Main content area

Parental transposable element loads influence their dynamics in young Nicotiana hybrids and allotetraploids

Mhiri, Corinne, Parisod, Christian, Daniel, Julien, Petit, Maud, Lim, K. Yoong, Dorlhac de Borne, François, Kovarik, Ales, Leitch, Andrew R., Grandbastien, Marie‐Angèle
Thenew phytologist 2019 v.221 no.3 pp. 1619-1633
Nicotiana rustica, Nicotiana tabacum, allotetraploidy, diploidy, genetic variation, genome, genomics, hybridization, hybrids, loci, transposons
The genomic shock hypothesis suggests that allopolyploidy is associated with genome changes driven by transposable elements, as a response to imbalances between parental insertion loads. To explore this hypothesis, we compared three allotetraploids, Nicotiana arentsii, N. rustica and N. tabacum, which arose over comparable time frames from hybridisation between increasingly divergent diploid species. We used sequence‐specific amplification polymorphism (SSAP) to compare the dynamics of six transposable elements in these allopolyploids, their diploid progenitors and in corresponding synthetic hybrids. We show that element‐specific dynamics in young Nicotiana allopolyploids reflect their dynamics in diploid progenitors.
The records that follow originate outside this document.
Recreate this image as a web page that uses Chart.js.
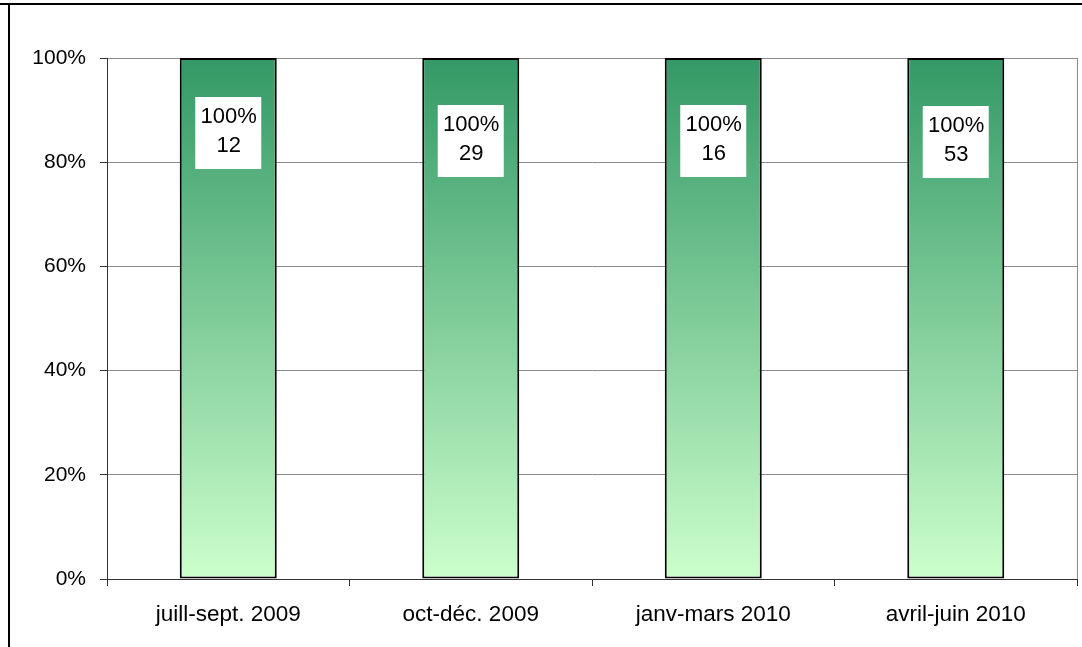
<!DOCTYPE html>
<html>
<head>
<meta charset="utf-8">
<script src="https://cdn.jsdelivr.net/npm/chart.js@4/dist/chart.umd.min.js"></script>
<style>
  html, body { margin: 0; padding: 0; background: #fff; }
  #wrap { width: 1082px; height: 647px; position: relative; }
</style>
</head>
<body>
<div id="wrap"><canvas id="chart"></canvas></div>
<script>
// trimestres
const periods = ["juill-sept. 2009", "oct-déc. 2009", "janv-mars 2010", "avril-juin 2010"];
// part en % et effectif par trimestre
const shares = [100, 100, 100, 100];
const counts = [12, 29, 16, 53];
// graduations de l'axe vertical
const yTicks = [0, 20, 40, 60, 80, 100];

const FONT = "'Liberation Sans', Arial, sans-serif";

// cadre extérieur (trait en haut et à gauche) + bord du tracé
const framePlugin = {
  id: "frame",
  beforeDraw(chart) {
    const ctx = chart.ctx;
    ctx.save();
    ctx.fillStyle = "#fff";
    ctx.fillRect(0, 0, chart.width, chart.height);
    ctx.fillStyle = "#000";
    ctx.fillRect(0, 3, chart.width, 2);
    ctx.fillRect(8, 3, 2, chart.height);
    const a = chart.chartArea;
    ctx.strokeStyle = "#8c8c8c";
    ctx.lineWidth = 1;
    ctx.strokeRect(a.left + 0.5, a.top + 0.5, a.right - a.left, a.bottom - a.top);
    ctx.restore();
  }
};

// étiquettes "100%\nN" dans un cadre blanc
const boxLabels = {
  id: "boxLabels",
  afterDatasetsDraw(chart, args, opts) {
    const ctx = chart.ctx;
    const bars = chart.getDatasetMeta(0).data;
    ctx.save();
    ctx.font = "22px " + FONT;
    ctx.textAlign = "center";
    ctx.textBaseline = "middle";
    bars.forEach((bar, i) => {
      const top = bar.y + opts.offsets[i];
      ctx.fillStyle = "#fff";
      ctx.fillRect(bar.x - 33, top, 66, 72);
      ctx.fillStyle = "#000";
      ctx.fillText(shares[i] + "%", bar.x + 0.5, top + 20);
      ctx.fillText(String(counts[i]), bar.x + 0.5, top + 49);
    });
    ctx.restore();
  }
};

function barGradient(context) {
  const area = context.chart.chartArea;
  if (!area) return "#66b27f";
  const g = context.chart.ctx.createLinearGradient(0, area.bottom, 0, area.top);
  g.addColorStop(0, "#ccffcc");
  g.addColorStop(1, "#339966");
  return g;
}

const chart = new Chart(document.getElementById("chart"), {
  type: "bar",
  data: {
    labels: periods,
    datasets: [{
      data: shares,
      backgroundColor: barGradient,
      borderColor: "#000",
      borderWidth: 2,
      borderSkipped: false,
      barPercentage: 0.4,
      categoryPercentage: 1
    }]
  },
  options: {
    responsive: true,
    maintainAspectRatio: false,
    animation: false,
    layout: { padding: { top: 58, right: 5, left: 0, bottom: 0 } },
    plugins: {
      legend: { display: false },
      tooltip: { enabled: false },
      boxLabels: { offsets: [39, 47, 47, 48] }
    },
    scales: {
      x: {
        grid: { display: true, drawOnChartArea: false, offset: true, tickLength: 7, tickColor: "#333" },
        border: { color: "#333", width: 1 },
        ticks: { color: "#000", font: { family: FONT, size: 22.5 }, padding: 15, maxRotation: 0 },
        afterFit(scale) { scale.height = 68; }
      },
      y: {
        min: 0,
        max: 100,
        afterBuildTicks(scale) { scale.ticks = yTicks.map(v => ({ value: v })); },
        grid: { color: "#8c8c8c", lineWidth: 1, tickLength: 7, tickColor: "#333" },
        border: { color: "#333", width: 1 },
        ticks: {
          color: "#000",
          font: { family: FONT, size: 21 },
          padding: 14,
          callback: v => v + "%"
        },
        afterFit(scale) { scale.width = 107; }
      }
    }
  },
  plugins: [framePlugin, boxLabels]
});
</script>
</body>
</html>
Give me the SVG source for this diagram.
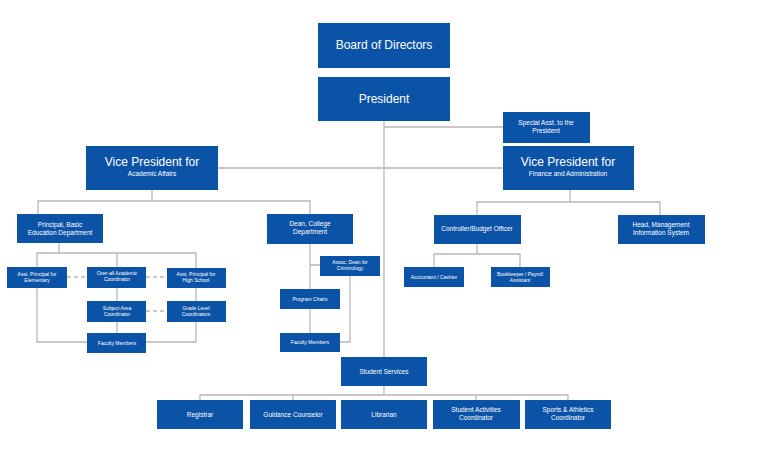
<svg xmlns="http://www.w3.org/2000/svg" width="768" height="466" viewBox="0 0 768 466">
<style>
rect{fill:#0b53a6}
text{fill:#fff;font-family:"Liberation Sans",Arial,sans-serif;text-anchor:middle}
.s{font-size:5px}.m{font-size:6.5px}.l{font-size:12px}.x{font-size:10px}
#c path{stroke:#b8b8b8;stroke-width:1.3;fill:none}
#c .d{stroke-dasharray:4 3}
</style>
<rect x="0" y="0" width="768" height="466" style="fill:#fff"/>
<g id="c">
<path d="M384 121V357M384 127H503M218 168H503M152 190V201M38 214V201H310V214M59 243V253M37 267V253H196V268M117 253V267"/>
<path class="d" d="M67 277H87M146 277H167M146 311H167"/>
<path d="M37 288V342H87M117 288V301M117 322V333M196 288V301M196 322V342H146"/>
<path d="M310 244V333M310 265H320M350 276V342H340"/>
<path d="M570 190V202M477 215V202H660V215M477 244V254M434 267V254H520V267"/>
<path d="M384 386V395M200 400V395H568V400M293 395V400M476 395V400"/>
</g>
<g id="board"><rect x="318" y="23" width="132" height="45"/><text class="l" x="384" y="49">Board of Directors</text></g>
<g id="president"><rect x="318" y="77" width="132" height="44"/><text class="l" x="384" y="103">President</text></g>
<g id="special"><rect x="503" y="112" width="87" height="31"/><text class="m" x="546" y="125">Special Asst. to the</text><text class="m" x="546" y="133">President</text></g>
<g id="vpa"><rect x="86" y="146" width="132" height="44"/><text class="l" x="152" y="166">Vice President for</text><text class="m" x="152" y="176">Academic Affairs</text></g>
<g id="vpf"><rect x="503" y="146" width="131" height="44"/><text class="l" x="568" y="166">Vice President for</text><text class="m" x="568" y="176">Finance and Administration</text></g>
<g id="principal"><rect x="17" y="214" width="86" height="29"/><text class="m" x="60" y="227">Principal, Basic</text><text class="m" x="60" y="235">Education Department</text></g>
<g id="dean"><rect x="267" y="214" width="86" height="30"/><text class="m" x="310" y="226">Dean, College</text><text class="m" x="310" y="234">Department</text></g>
<g id="ape"><rect x="7" y="267" width="60" height="21"/><text class="s" x="37" y="276">Asst. Principal for</text><text class="s" x="37" y="282">Elementary</text></g>
<g id="oac"><rect x="87" y="267" width="59" height="21"/><text class="s" x="117" y="275">Over-all Academic</text><text class="s" x="117" y="281">Coordinator</text></g>
<g id="aph"><rect x="167" y="268" width="59" height="20"/><text class="s" x="196" y="276">Asst. Principal for</text><text class="s" x="196" y="282">High School</text></g>
<g id="sac"><rect x="87" y="301" width="59" height="21"/><text class="s" x="117" y="310">Subject Area</text><text class="s" x="117" y="316">Coordinator</text></g>
<g id="glc"><rect x="167" y="301" width="59" height="21"/><text class="s" x="196" y="310">Grade Level</text><text class="s" x="196" y="316">Coordinators</text></g>
<g id="fm1"><rect x="87" y="333" width="59" height="20"/><text class="s" x="117" y="345">Faculty Members</text></g>
<g id="adc"><rect x="320" y="256" width="60" height="20"/><text class="s" x="350" y="264">Assoc. Dean for</text><text class="s" x="350" y="270">Criminology</text></g>
<g id="pc"><rect x="280" y="289" width="60" height="20"/><text class="s" x="310" y="301">Program Chairs</text></g>
<g id="fm2"><rect x="280" y="333" width="60" height="19"/><text class="s" x="310" y="344">Faculty Members</text></g>
<g id="ctrl"><rect x="434" y="215" width="87" height="29"/><text class="m" x="477" y="231">Controller/Budget Officer</text></g>
<g id="mis"><rect x="618" y="215" width="87" height="29"/><text class="m" x="661" y="227">Head, Management</text><text class="m" x="661" y="235">Information System</text></g>
<g id="acc"><rect x="404" y="267" width="60" height="20"/><text class="s" x="434" y="279">Accountant / Cashier</text></g>
<g id="book"><rect x="491" y="267" width="59" height="20"/><text class="s" x="520" y="276">Bookkeeper / Payroll</text><text class="s" x="520" y="282">Assistant</text></g>
<g id="ss"><rect x="341" y="357" width="86" height="29"/><text class="m" x="384" y="374">Student Services</text></g>
<g id="reg"><rect x="157" y="400" width="86" height="29"/><text class="m" x="200" y="417">Registrar</text></g>
<g id="gc"><rect x="250" y="400" width="86" height="29"/><text class="m" x="293" y="417">Guidance Counselor</text></g>
<g id="lib"><rect x="341" y="400" width="86" height="29"/><text class="m" x="384" y="417">Librarian</text></g>
<g id="sac2"><rect x="433" y="400" width="87" height="29"/><text class="m" x="476" y="412">Student Activities</text><text class="m" x="476" y="420">Coordinator</text></g>
<g id="sports"><rect x="525" y="400" width="86" height="29"/><text class="m" x="568" y="412">Sports &amp; Athletics</text><text class="m" x="568" y="420">Coordinator</text></g>
</svg>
Transposable element mobilisation is not concomitant with immediate genome merger, but occurs within the first generations of allopolyploid formation. In natural allopolyploids, such mobilisations correlate with imbalances in the repeat profile of the parental species, which increases with their genetic divergence. Other restructuring leading to locus loss is immediate, nonrandom and targeted at specific subgenomes, independently of cross orientation. The correlation between transposable element mobilisation in allopolyploids and quantitative imbalances in parental transposable element loads supports the genome shock hypothesis proposed by McClintock.